> [Material]

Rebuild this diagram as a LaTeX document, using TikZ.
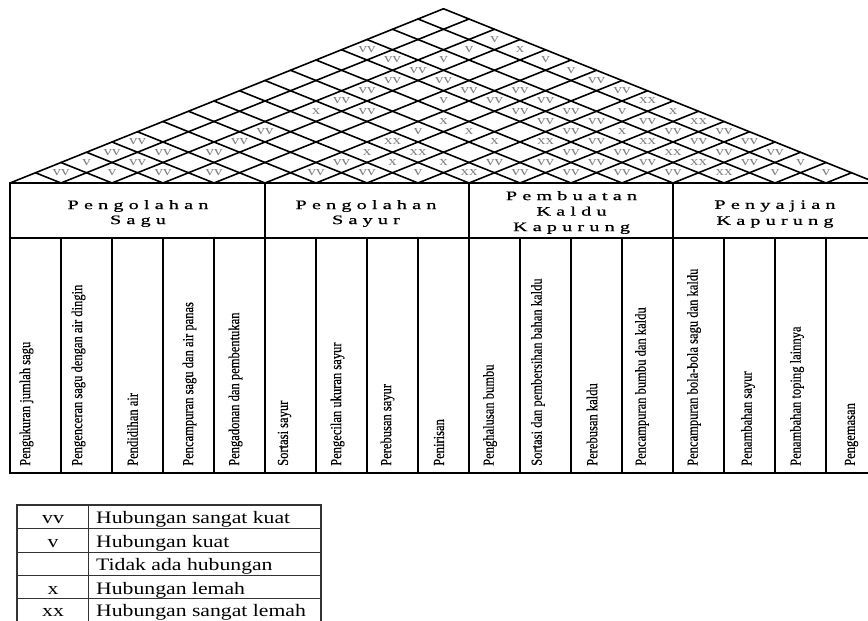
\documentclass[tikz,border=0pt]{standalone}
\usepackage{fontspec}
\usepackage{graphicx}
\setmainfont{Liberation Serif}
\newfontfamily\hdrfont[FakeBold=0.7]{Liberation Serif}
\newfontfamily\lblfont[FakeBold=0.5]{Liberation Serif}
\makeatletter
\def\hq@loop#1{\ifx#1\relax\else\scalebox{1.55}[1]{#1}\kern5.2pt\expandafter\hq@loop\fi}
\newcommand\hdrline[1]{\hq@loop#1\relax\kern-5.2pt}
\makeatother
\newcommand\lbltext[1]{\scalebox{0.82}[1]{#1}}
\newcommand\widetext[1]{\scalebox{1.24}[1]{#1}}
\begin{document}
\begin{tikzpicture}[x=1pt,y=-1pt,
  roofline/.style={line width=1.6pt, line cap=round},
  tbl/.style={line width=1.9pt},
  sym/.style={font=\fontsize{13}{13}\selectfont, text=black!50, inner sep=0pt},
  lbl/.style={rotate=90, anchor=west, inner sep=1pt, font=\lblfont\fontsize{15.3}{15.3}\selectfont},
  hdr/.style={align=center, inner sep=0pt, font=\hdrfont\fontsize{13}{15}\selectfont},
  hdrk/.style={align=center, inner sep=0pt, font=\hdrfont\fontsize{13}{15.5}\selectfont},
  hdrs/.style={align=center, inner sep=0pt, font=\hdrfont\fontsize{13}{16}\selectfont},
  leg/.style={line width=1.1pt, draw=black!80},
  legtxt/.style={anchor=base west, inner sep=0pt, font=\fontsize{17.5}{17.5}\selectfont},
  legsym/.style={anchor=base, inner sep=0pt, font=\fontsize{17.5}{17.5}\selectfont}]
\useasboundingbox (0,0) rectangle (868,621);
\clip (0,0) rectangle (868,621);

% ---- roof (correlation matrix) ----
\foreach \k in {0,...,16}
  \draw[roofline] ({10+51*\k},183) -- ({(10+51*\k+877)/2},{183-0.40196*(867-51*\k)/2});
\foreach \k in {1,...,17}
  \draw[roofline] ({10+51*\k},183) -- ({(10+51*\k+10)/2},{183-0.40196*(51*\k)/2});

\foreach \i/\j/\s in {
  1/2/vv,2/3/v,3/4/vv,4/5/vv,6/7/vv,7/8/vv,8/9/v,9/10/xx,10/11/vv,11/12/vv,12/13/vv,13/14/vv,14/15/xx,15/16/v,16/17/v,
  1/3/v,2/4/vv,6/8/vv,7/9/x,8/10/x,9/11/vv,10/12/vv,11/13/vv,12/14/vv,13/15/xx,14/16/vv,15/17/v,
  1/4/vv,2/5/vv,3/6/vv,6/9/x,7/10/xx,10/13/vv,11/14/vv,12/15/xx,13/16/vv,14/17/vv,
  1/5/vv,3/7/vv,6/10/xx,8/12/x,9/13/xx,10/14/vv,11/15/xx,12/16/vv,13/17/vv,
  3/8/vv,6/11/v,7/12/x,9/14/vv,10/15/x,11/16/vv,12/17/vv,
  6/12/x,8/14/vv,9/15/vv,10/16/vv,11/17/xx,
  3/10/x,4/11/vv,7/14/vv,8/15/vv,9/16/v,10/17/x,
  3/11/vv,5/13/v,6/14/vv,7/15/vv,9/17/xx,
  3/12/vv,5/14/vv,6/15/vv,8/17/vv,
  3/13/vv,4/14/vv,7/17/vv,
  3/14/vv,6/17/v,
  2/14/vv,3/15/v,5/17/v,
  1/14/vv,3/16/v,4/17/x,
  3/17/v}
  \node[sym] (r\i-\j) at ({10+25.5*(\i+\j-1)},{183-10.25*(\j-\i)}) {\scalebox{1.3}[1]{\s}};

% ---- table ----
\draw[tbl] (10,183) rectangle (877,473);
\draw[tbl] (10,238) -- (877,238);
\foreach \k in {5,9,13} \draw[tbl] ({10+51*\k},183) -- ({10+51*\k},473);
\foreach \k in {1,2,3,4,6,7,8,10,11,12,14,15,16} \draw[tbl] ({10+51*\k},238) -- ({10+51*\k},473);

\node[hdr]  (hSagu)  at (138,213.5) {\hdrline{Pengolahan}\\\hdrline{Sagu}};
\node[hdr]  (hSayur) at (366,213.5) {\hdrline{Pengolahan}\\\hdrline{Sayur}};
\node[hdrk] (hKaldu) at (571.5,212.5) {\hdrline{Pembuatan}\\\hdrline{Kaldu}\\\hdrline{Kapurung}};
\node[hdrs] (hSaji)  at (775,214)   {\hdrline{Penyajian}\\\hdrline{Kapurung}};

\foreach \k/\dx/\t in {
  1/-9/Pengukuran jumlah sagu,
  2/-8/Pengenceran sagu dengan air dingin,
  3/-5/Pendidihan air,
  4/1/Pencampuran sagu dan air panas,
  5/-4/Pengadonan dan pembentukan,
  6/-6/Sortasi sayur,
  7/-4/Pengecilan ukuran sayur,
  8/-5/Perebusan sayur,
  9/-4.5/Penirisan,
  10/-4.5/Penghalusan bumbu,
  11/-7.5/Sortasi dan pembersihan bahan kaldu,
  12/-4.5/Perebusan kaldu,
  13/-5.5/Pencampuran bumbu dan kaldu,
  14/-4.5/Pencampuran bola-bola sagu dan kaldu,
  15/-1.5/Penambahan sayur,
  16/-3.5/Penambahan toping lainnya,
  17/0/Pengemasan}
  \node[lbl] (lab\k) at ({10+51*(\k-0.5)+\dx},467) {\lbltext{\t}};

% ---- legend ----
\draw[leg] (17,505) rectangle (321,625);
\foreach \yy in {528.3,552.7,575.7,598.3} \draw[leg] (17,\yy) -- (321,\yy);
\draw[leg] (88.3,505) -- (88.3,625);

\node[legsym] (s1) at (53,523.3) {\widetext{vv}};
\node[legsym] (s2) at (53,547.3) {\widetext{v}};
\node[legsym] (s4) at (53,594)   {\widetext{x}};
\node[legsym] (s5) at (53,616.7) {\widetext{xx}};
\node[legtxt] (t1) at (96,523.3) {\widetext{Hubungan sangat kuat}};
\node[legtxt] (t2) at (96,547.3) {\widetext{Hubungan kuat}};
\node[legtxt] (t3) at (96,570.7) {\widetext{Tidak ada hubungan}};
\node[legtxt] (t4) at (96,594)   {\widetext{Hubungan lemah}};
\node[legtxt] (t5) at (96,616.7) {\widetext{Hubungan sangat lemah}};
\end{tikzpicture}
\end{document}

> [Aim]
Pictures excluded, quote all the data above exactly.

> [Final answer]
Rebuild this diagram as a LaTeX document, using TikZ.
\documentclass[tikz,border=0pt]{standalone}
\usepackage{fontspec}
\usepackage{graphicx}
\setmainfont{Liberation Serif}
\newfontfamily\hdrfont[FakeBold=0.7]{Liberation Serif}
\newfontfamily\lblfont[FakeBold=0.5]{Liberation Serif}
\makeatletter
\def\hq@loop#1{\ifx#1\relax\else\scalebox{1.55}[1]{#1}\kern5.2pt\expandafter\hq@loop\fi}
\newcommand\hdrline[1]{\hq@loop#1\relax\kern-5.2pt}
\makeatother
\newcommand\lbltext[1]{\scalebox{0.82}[1]{#1}}
\newcommand\widetext[1]{\scalebox{1.24}[1]{#1}}
\begin{document}
\begin{tikzpicture}[x=1pt,y=-1pt,
  roofline/.style={line width=1.6pt, line cap=round},
  tbl/.style={line width=1.9pt},
  sym/.style={font=\fontsize{13}{13}\selectfont, text=black!50, inner sep=0pt},
  lbl/.style={rotate=90, anchor=west, inner sep=1pt, font=\lblfont\fontsize{15.3}{15.3}\selectfont},
  hdr/.style={align=center, inner sep=0pt, font=\hdrfont\fontsize{13}{15}\selectfont},
  hdrk/.style={align=center, inner sep=0pt, font=\hdrfont\fontsize{13}{15.5}\selectfont},
  hdrs/.style={align=center, inner sep=0pt, font=\hdrfont\fontsize{13}{16}\selectfont},
  leg/.style={line width=1.1pt, draw=black!80},
  legtxt/.style={anchor=base west, inner sep=0pt, font=\fontsize{17.5}{17.5}\selectfont},
  legsym/.style={anchor=base, inner sep=0pt, font=\fontsize{17.5}{17.5}\selectfont}]
\useasboundingbox (0,0) rectangle (868,621);
\clip (0,0) rectangle (868,621);

% ---- roof (correlation matrix) ----
\foreach \k in {0,...,16}
  \draw[roofline] ({10+51*\k},183) -- ({(10+51*\k+877)/2},{183-0.40196*(867-51*\k)/2});
\foreach \k in {1,...,17}
  \draw[roofline] ({10+51*\k},183) -- ({(10+51*\k+10)/2},{183-0.40196*(51*\k)/2});

\foreach \i/\j/\s in {
  1/2/vv,2/3/v,3/4/vv,4/5/vv,6/7/vv,7/8/vv,8/9/v,9/10/xx,10/11/vv,11/12/vv,12/13/vv,13/14/vv,14/15/xx,15/16/v,16/17/v,
  1/3/v,2/4/vv,6/8/vv,7/9/x,8/10/x,9/11/vv,10/12/vv,11/13/vv,12/14/vv,13/15/xx,14/16/vv,15/17/v,
  1/4/vv,2/5/vv,3/6/vv,6/9/x,7/10/xx,10/13/vv,11/14/vv,12/15/xx,13/16/vv,14/17/vv,
  1/5/vv,3/7/vv,6/10/xx,8/12/x,9/13/xx,10/14/vv,11/15/xx,12/16/vv,13/17/vv,
  3/8/vv,6/11/v,7/12/x,9/14/vv,10/15/x,11/16/vv,12/17/vv,
  6/12/x,8/14/vv,9/15/vv,10/16/vv,11/17/xx,
  3/10/x,4/11/vv,7/14/vv,8/15/vv,9/16/v,10/17/x,
  3/11/vv,5/13/v,6/14/vv,7/15/vv,9/17/xx,
  3/12/vv,5/14/vv,6/15/vv,8/17/vv,
  3/13/vv,4/14/vv,7/17/vv,
  3/14/vv,6/17/v,
  2/14/vv,3/15/v,5/17/v,
  1/14/vv,3/16/v,4/17/x,
  3/17/v}
  \node[sym] (r\i-\j) at ({10+25.5*(\i+\j-1)},{183-10.25*(\j-\i)}) {\scalebox{1.3}[1]{\s}};

% ---- table ----
\draw[tbl] (10,183) rectangle (877,473);
\draw[tbl] (10,238) -- (877,238);
\foreach \k in {5,9,13} \draw[tbl] ({10+51*\k},183) -- ({10+51*\k},473);
\foreach \k in {1,2,3,4,6,7,8,10,11,12,14,15,16} \draw[tbl] ({10+51*\k},238) -- ({10+51*\k},473);

\node[hdr]  (hSagu)  at (138,213.5) {\hdrline{Pengolahan}\\\hdrline{Sagu}};
\node[hdr]  (hSayur) at (366,213.5) {\hdrline{Pengolahan}\\\hdrline{Sayur}};
\node[hdrk] (hKaldu) at (571.5,212.5) {\hdrline{Pembuatan}\\\hdrline{Kaldu}\\\hdrline{Kapurung}};
\node[hdrs] (hSaji)  at (775,214)   {\hdrline{Penyajian}\\\hdrline{Kapurung}};

\foreach \k/\dx/\t in {
  1/-9/Pengukuran jumlah sagu,
  2/-8/Pengenceran sagu dengan air dingin,
  3/-5/Pendidihan air,
  4/1/Pencampuran sagu dan air panas,
  5/-4/Pengadonan dan pembentukan,
  6/-6/Sortasi sayur,
  7/-4/Pengecilan ukuran sayur,
  8/-5/Perebusan sayur,
  9/-4.5/Penirisan,
  10/-4.5/Penghalusan bumbu,
  11/-7.5/Sortasi dan pembersihan bahan kaldu,
  12/-4.5/Perebusan kaldu,
  13/-5.5/Pencampuran bumbu dan kaldu,
  14/-4.5/Pencampuran bola-bola sagu dan kaldu,
  15/-1.5/Penambahan sayur,
  16/-3.5/Penambahan toping lainnya,
  17/0/Pengemasan}
  \node[lbl] (lab\k) at ({10+51*(\k-0.5)+\dx},467) {\lbltext{\t}};

% ---- legend ----
\draw[leg] (17,505) rectangle (321,625);
\foreach \yy in {528.3,552.7,575.7,598.3} \draw[leg] (17,\yy) -- (321,\yy);
\draw[leg] (88.3,505) -- (88.3,625);

\node[legsym] (s1) at (53,523.3) {\widetext{vv}};
\node[legsym] (s2) at (53,547.3) {\widetext{v}};
\node[legsym] (s4) at (53,594)   {\widetext{x}};
\node[legsym] (s5) at (53,616.7) {\widetext{xx}};
\node[legtxt] (t1) at (96,523.3) {\widetext{Hubungan sangat kuat}};
\node[legtxt] (t2) at (96,547.3) {\widetext{Hubungan kuat}};
\node[legtxt] (t3) at (96,570.7) {\widetext{Tidak ada hubungan}};
\node[legtxt] (t4) at (96,594)   {\widetext{Hubungan lemah}};
\node[legtxt] (t5) at (96,616.7) {\widetext{Hubungan sangat lemah}};
\end{tikzpicture}
\end{document}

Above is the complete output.